Serving
After building your chat application, serving it is the next step before it can be used by others. To facilitate this and to offer a starting point for your custom implementation, LMQL includes a simple server implementation and corresponding client web UI, that communicate via the websocket
protocol.
To access and use this implementation we offer two routes: (1) Use the lmql chat
command directly with your .lmql
file, or (2) use the lmql.chat.chatserver
from your own code.
Using the lmql chat
command
To locally serve an LMQL chat endpoint and user interface, simply run the following command:
lmql chat <path-to-lmql-file>.lmql
This will serve a web interface on http://localhost:8089
, and automatically open it in your default browser. You can now start chatting with your custom LMQL chat application. The internal trace on the right-hand side (shown below), always displays the complete (conversational) prompt, reflecting the current state of your chat application.
Note that changing the .lmql
file will not automatically reload the server, so you will have to restart the server manually to see the changes.
Using chatserver
Alternatively, to launch the LMQL chat server from your own code, you can use lmql.lib.chat.chatserver
. This c;ass takes the path of the query file or a query function as argument, and returns a chat server object, that can be launched using run()
:
from lmql.lib.chat import chatserver
chatserver('path/to/my-query.lmql').run()

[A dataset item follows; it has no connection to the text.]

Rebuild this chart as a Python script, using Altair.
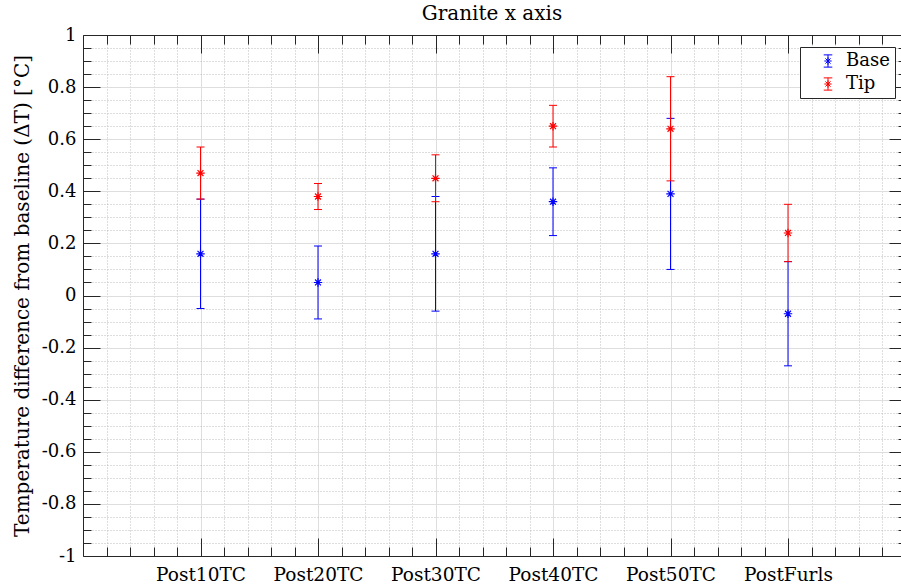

Note that when passing a query function directly, you have to always provide a async def
function, which enables concurrent client serving.
@message
Streaming
Chat relies on a decorator-based output streaming. More specifically, only model output variables that are annotated as @message
are streamed and shown to the user in the chat interface. This allows for a clean separation of model output and chat output, and eneables hidden/internal reasoning.
To use @message
with your custom output writer, make sure to inherit from lmql.lib.chat
's ChatMessageOutputWriter
, which offers additional methods for specifically handling and streaming @message
variables.
More Advanced Usage
For more advanced serving scenarios, e.g. when integrating Chat into your own web applications, please refer to the very minimal implementation of chatserver
in src/lmql/ui/chat/__init__.py
. This implementation is very minimal and can be easily adapted to your own needs and infrastructure. The corresponding web UI is implemented in src/lmql/ui/chat/assets/
and offers a good starting point for your own implementation and UI adaptations on the client side.

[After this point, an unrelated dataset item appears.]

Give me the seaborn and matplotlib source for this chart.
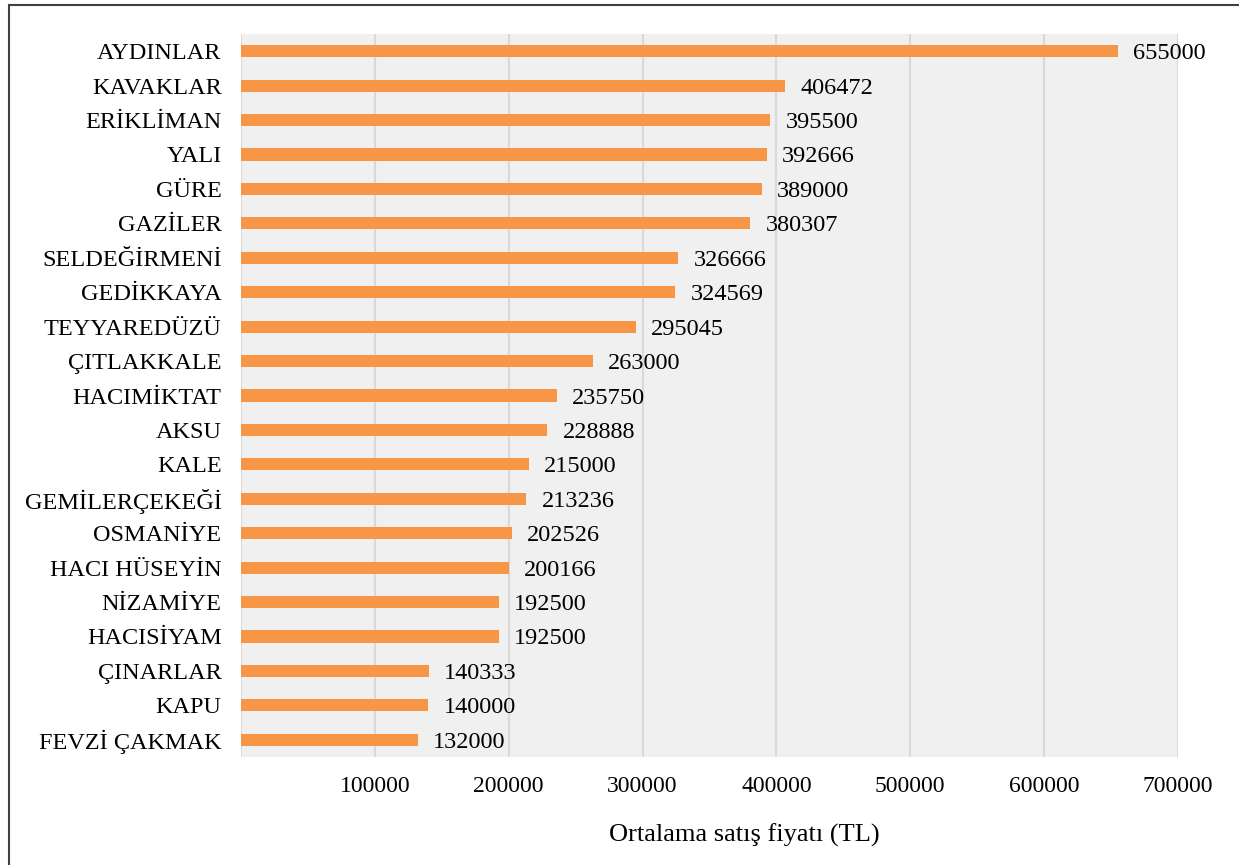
import matplotlib
matplotlib.use("Agg")
import matplotlib.pyplot as plt
from matplotlib.patches import Rectangle
import seaborn as sns
import pandas as pd

neighbourhoods = [
    "AYDINLAR", "KAVAKLAR", "ERİKLİMAN", "YALI", "GÜRE", "GAZİLER",
    "SELDEĞİRMENİ", "GEDİKKAYA", "TEYYAREDÜZÜ", "ÇITLAKKALE", "HACIMİKTAT",
    "AKSU", "KALE", "GEMİLERÇEKEĞİ", "OSMANİYE", "HACI HÜSEYİN", "NİZAMİYE",
    "HACISİYAM", "ÇINARLAR", "KAPU", "FEVZİ ÇAKMAK",
]
avg_price = [
    655000, 406472, 395500, 392666, 389000, 380307,
    326666, 324569, 295045, 263000, 235750,
    228888, 215000, 213236, 202526, 200166, 192500,
    192500, 140333, 140000, 132000,
]
x_ticks = [100000, 200000, 300000, 400000, 500000, 600000, 700000]
x_label = "Ortalama satış fiyatı (TL)"

df = pd.DataFrame({"mahalle": neighbourhoods, "fiyat": avg_price})

sns.set_theme(style="white")
plt.rcParams["font.family"] = ["Liberation Serif", "DejaVu Serif"]

fig = plt.figure(figsize=(12.39, 8.65), dpi=100)
ax = fig.add_axes([241 / 1239, 1 - 757 / 865, 937 / 1239, (757 - 34) / 865])

sns.barplot(data=df, x="fiyat", y="mahalle", order=neighbourhoods,
            color="#F79646", saturation=1, width=0.35, orient="h", ax=ax,
            linewidth=0, edgecolor="none", zorder=3)

ax.set_facecolor("#F0F0F0")
ax.set_xlim(0, 700000)
ax.set_ylim(len(neighbourhoods) - 0.5, -0.5)

# vertical gridlines, including the one at zero
ax.set_xticks([0] + x_ticks)
ax.set_xticklabels([""] + [str(v) for v in x_ticks])
ax.grid(axis="x", color="#D9D9D9", linewidth=1.5, zorder=0)
ax.grid(axis="y", visible=False)
ax.set_axisbelow(True)

for s in ax.spines.values():
    s.set_visible(False)

ax.tick_params(axis="both", length=0, colors="black")
ax.tick_params(axis="y", pad=14, labelsize=17.5)
ax.tick_params(axis="x", pad=14, labelsize=17)
ax.set_ylabel("")
ax.set_xlabel(x_label, fontsize=19, color="black")
ax.xaxis.set_label_coords(0.537, -0.092)

for container in ax.containers:
    texts = ax.bar_label(container, labels=[str(v) for v in avg_price],
                         padding=11, fontsize=17.5, color="black")
    for t in texts:
        t.set_va("center_baseline")

# outer frame around the figure
fig.patches.append(Rectangle((9 / 1239, -0.05), 1.2, 1 - 5 / 865 + 0.05,
                             transform=fig.transFigure, fill=False,
                             edgecolor="#404040", linewidth=1.5))

fig.savefig("out.png", dpi=100)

For other forms of output streaming e.g. via HTTP or SSE, see also the chapter on Output Streaming
Disclaimer: The LMQL chat server is a simple code template that does not include any security features, authentication or cost control. It is intended for local development and testing only, and should not be used as-is in production environments. Before deploying your own chat application, make sure to implement the necessary security measures, cost control and authentication mechanisms.